Provided data.
-----

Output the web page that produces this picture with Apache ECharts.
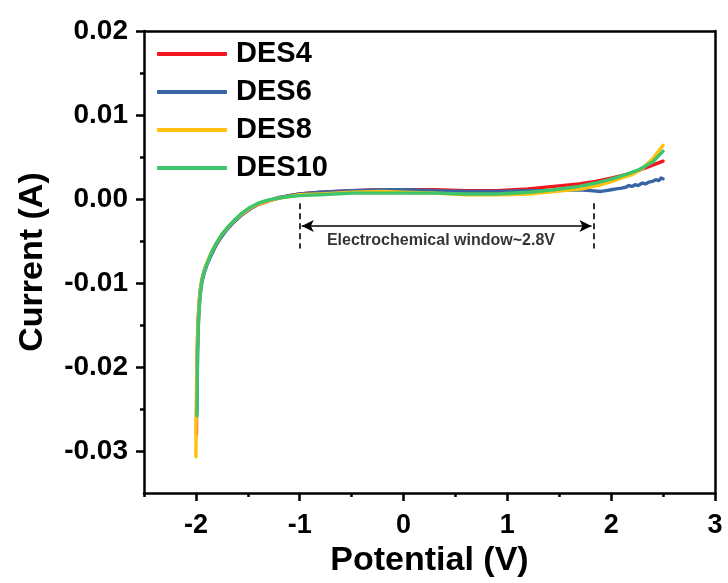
<!DOCTYPE html>
<html>
<head>
<meta charset="utf-8">
<script src="https://cdn.jsdelivr.net/npm/echarts@6/dist/echarts.min.js"></script>
<style>html,body{margin:0;padding:0;background:#fff;}#c{width:728px;height:583px;}</style>
</head>
<body>
<div id="c"></div>
<script>
const seriesNames = ['DES4', 'DES6', 'DES8', 'DES10'];
const seriesColors = ['#f2151d', '#3a65a5', '#ffc10e', '#3ec46b'];

const des4 = [[-1.995,-0.0280],[-1.993,-0.0240],[-1.990,-0.0200],[-1.984,-0.0165],[-1.976,-0.0138],[-1.966,-0.0118],[-1.952,-0.0103],[-1.932,-0.0091],[-1.905,-0.0080],[-1.870,-0.0070],[-1.830,-0.0060],[-1.790,-0.0051],[-1.740,-0.0042],[-1.680,-0.0033],[-1.610,-0.0024],[-1.550,-0.0018],[-1.470,-0.0011],[-1.390,-0.0006],[-1.290,-0.0002],[-1.200,0.0001],[-1.100,0.0004],[-1.000,0.0006],[-0.800,0.0008],[-0.500,0.0010],[-0.200,0.0011],[0.000,0.0011],[0.300,0.0011],[0.600,0.0010],[0.900,0.0010],[1.200,0.0012],[1.450,0.0015],[1.690,0.0018],[1.850,0.0021],[2.010,0.0025],[2.170,0.0030],[2.330,0.0037],[2.500,0.0045]];

const des6 = [[-1.990,-0.0253],[-1.988,-0.0220],[-1.984,-0.0185],[-1.978,-0.0155],[-1.970,-0.0132],[-1.958,-0.0113],[-1.942,-0.0099],[-1.920,-0.0088],[-1.890,-0.0077],[-1.850,-0.0066],[-1.810,-0.0056],[-1.760,-0.0046],[-1.700,-0.0036],[-1.630,-0.0027],[-1.560,-0.0019],[-1.480,-0.0012],[-1.400,-0.0006],[-1.300,-0.0002],[-1.200,0.0002],[-1.100,0.0004],[-1.000,0.0006],[-0.800,0.0008],[-0.500,0.0010],[-0.200,0.0011],[0.000,0.0011],[0.300,0.0010],[0.600,0.0009],[0.900,0.0009],[1.200,0.0010],[1.450,0.0010],[1.690,0.0011],[1.800,0.0010],[1.900,0.0009],[1.950,0.0010],[2.000,0.0011],[2.050,0.0012],[2.100,0.0013],[2.140,0.0014],[2.170,0.0016],[2.200,0.0015],[2.230,0.0017],[2.260,0.0016],[2.300,0.0019],[2.330,0.0018],[2.360,0.0020],[2.400,0.0021],[2.430,0.0023],[2.460,0.0022],[2.480,0.0025],[2.500,0.0024]];

const des8 = [[-2.000,-0.0307],[-1.998,-0.0260],[-1.994,-0.0220],[-1.988,-0.0180],[-1.980,-0.0148],[-1.970,-0.0125],[-1.958,-0.0108],[-1.942,-0.0095],[-1.918,-0.0084],[-1.885,-0.0073],[-1.845,-0.0062],[-1.805,-0.0053],[-1.755,-0.0043],[-1.695,-0.0034],[-1.625,-0.0025],[-1.560,-0.0018],[-1.480,-0.0011],[-1.400,-0.0006],[-1.300,-0.0002],[-1.200,0.0001],[-1.100,0.0003],[-1.000,0.0005],[-0.800,0.0006],[-0.500,0.0008],[-0.200,0.0009],[0.000,0.0008],[0.300,0.0007],[0.600,0.0005],[0.900,0.0005],[1.200,0.0006],[1.450,0.0009],[1.720,0.0012],[1.900,0.0017],[2.010,0.0021],[2.100,0.0025],[2.205,0.0029],[2.300,0.0036],[2.400,0.0048],[2.500,0.0064]];

const des10 = [[-1.990,-0.0258],[-1.988,-0.0220],[-1.984,-0.0180],[-1.976,-0.0145],[-1.966,-0.0125],[-1.955,-0.0108],[-1.940,-0.0095],[-1.915,-0.0084],[-1.880,-0.0073],[-1.840,-0.0061],[-1.800,-0.0052],[-1.750,-0.0042],[-1.690,-0.0033],[-1.620,-0.0024],[-1.560,-0.0017],[-1.480,-0.0010],[-1.400,-0.0005],[-1.300,-0.0001],[-1.200,0.0001],[-1.100,0.0003],[-1.000,0.0004],[-0.800,0.0005],[-0.500,0.0007],[-0.200,0.0007],[0.000,0.0007],[0.300,0.0007],[0.600,0.0006],[0.900,0.0006],[1.200,0.0008],[1.450,0.0011],[1.690,0.0015],[1.850,0.0019],[2.010,0.0024],[2.140,0.0029],[2.270,0.0035],[2.400,0.0044],[2.500,0.0057]];

const xMajorTicks = [-2, -1, 0, 1, 2, 3];
const xMinorTicks = [-2.5, -1.5, -0.5, 0.5, 1.5, 2.5];
const yMajorTicks = [-0.03, -0.02, -0.01, 0.00, 0.01, 0.02];
const yMinorTicks = [-0.025, -0.015, -0.005, 0.005, 0.015];

const windowStart = -1.0;
const windowEnd = 1.83;
const windowDashTop = -0.0005;
const windowDashBottom = -0.0059;
const windowArrowY = -0.0032;
const windowLabelPos = [0.36, -0.0050];
const windowLabel = 'Electrochemical window~2.8V';

const FONT = '"Liberation Sans", Arial, sans-serif';
const chart = echarts.init(document.getElementById('c'), null, {renderer: 'canvas'});

const axisLine = {show: true, onZero: false, lineStyle: {color: '#000', width: 2.5}};
const noLine = {show: false, onZero: false};
const seriesData = [des4, des6, des8, des10];

const option = {
  animation: false,
  backgroundColor: '#fff',
  grid: {left: 144, right: 13, top: 31, bottom: 90, containLabel: false},
  legend: {
    orient: 'vertical', left: 152, top: 34, itemGap: 8,
    itemWidth: 70, itemHeight: 4, icon: 'roundRect',
    data: seriesNames,
    textStyle: {fontFamily: FONT, fontWeight: 'bold', fontSize: 29, color: '#000', lineHeight: 30, padding: [0, 0, 0, 4]}
  },
  xAxis: [
    {
      type: 'value', min: -2.5, max: 3, interval: 0.5, position: 'bottom',
      name: 'Potential (V)', nameLocation: 'middle', nameGap: 48,
      nameTextStyle: {fontFamily: FONT, fontWeight: 'bold', fontSize: 34, color: '#000'},
      axisLine: axisLine,
      axisTick: {show: true, inside: false, length: 8, customValues: xMajorTicks, lineStyle: {color: '#000', width: 2.5}},
      axisLabel: {show: true, customValues: xMajorTicks, margin: 19, fontFamily: FONT, fontWeight: 'bold', fontSize: 27, color: '#000'},
      splitLine: {show: false}
    },
    {
      type: 'value', min: -2.5, max: 3, interval: 0.5, position: 'bottom',
      axisLine: noLine,
      axisTick: {show: true, length: 4, customValues: xMinorTicks, lineStyle: {color: '#000', width: 2.5}},
      axisLabel: {show: false}, splitLine: {show: false}
    },
    {
      type: 'value', min: -2.5, max: 3, position: 'top',
      axisLine: axisLine, axisTick: {show: false}, axisLabel: {show: false}, splitLine: {show: false}
    }
  ],
  yAxis: [
    {
      type: 'value', min: -0.035, max: 0.02, interval: 0.005, position: 'left',
      name: 'Current (A)', nameLocation: 'middle', nameGap: 94, nameRotate: 90,
      nameTextStyle: {fontFamily: FONT, fontWeight: 'bold', fontSize: 34, color: '#000'},
      axisLine: axisLine,
      axisTick: {show: true, length: 8, customValues: yMajorTicks, lineStyle: {color: '#000', width: 2.5}},
      axisLabel: {show: true, customValues: yMajorTicks, margin: 16, fontFamily: FONT, fontWeight: 'bold', fontSize: 28, color: '#000',
        formatter: v => (Math.round(v * 100) / 100).toFixed(2)},
      splitLine: {show: false}
    },
    {
      type: 'value', min: -0.035, max: 0.02, interval: 0.005, position: 'left',
      axisLine: noLine,
      axisTick: {show: true, length: 4, customValues: yMinorTicks, lineStyle: {color: '#000', width: 2.5}},
      axisLabel: {show: false}, splitLine: {show: false}
    },
    {
      type: 'value', min: -0.035, max: 0.02, position: 'right',
      axisLine: axisLine, axisTick: {show: false}, axisLabel: {show: false}, splitLine: {show: false}
    }
  ],
  series: seriesNames.map((name, i) => ({
    name: name, type: 'line', xAxisIndex: 0, yAxisIndex: 0,
    data: seriesData[i], showSymbol: false, symbol: 'none',
    lineStyle: {color: seriesColors[i], width: 3.4, cap: 'round', join: 'round'},
    itemStyle: {color: seriesColors[i]},
    z: 2 + i
  })).concat([{
    name: 'annotation', type: 'scatter', xAxisIndex: 0, yAxisIndex: 0,
    data: [windowLabelPos], symbolSize: 0, silent: true, z: 10,
    label: {show: true, position: 'inside', formatter: windowLabel, fontFamily: FONT, fontWeight: 'bold', fontSize: 16, color: '#000', textBorderWidth: 0},
    markLine: {
      silent: true, animation: false, label: {show: false},
      data: [
        [{coord: [windowStart, windowDashTop], symbol: 'none', lineStyle: {type: [6, 4], width: 1.6, color: '#000'}}, {coord: [windowStart, windowDashBottom], symbol: 'none'}],
        [{coord: [windowEnd, windowDashTop], symbol: 'none', lineStyle: {type: [6, 4], width: 1.6, color: '#000'}}, {coord: [windowEnd, windowDashBottom], symbol: 'none'}],
        [{coord: [windowStart + 0.02, windowArrowY], symbol: 'arrow', symbolSize: [9, 12], lineStyle: {type: 'solid', width: 1.6, color: '#000'}}, {coord: [windowEnd - 0.02, windowArrowY], symbol: 'arrow', symbolSize: [9, 12]}]
      ]
    }
  }])
};
chart.setOption(option);
</script>
</body>
</html>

-----

Instructions for the task. Return the material line for line, from its beginning to the line that contains "['#f2151d', '#3a65a5', '#ffc10e', '#3ec46b'];", with the pictures left out.

Answer for this exercise.
Output the web page that produces this picture with Apache ECharts.
<!DOCTYPE html>
<html>
<head>
<meta charset="utf-8">
<script src="https://cdn.jsdelivr.net/npm/echarts@6/dist/echarts.min.js"></script>
<style>html,body{margin:0;padding:0;background:#fff;}#c{width:728px;height:583px;}</style>
</head>
<body>
<div id="c"></div>
<script>
const seriesNames = ['DES4', 'DES6', 'DES8', 'DES10'];
const seriesColors = ['#f2151d', '#3a65a5', '#ffc10e', '#3ec46b'];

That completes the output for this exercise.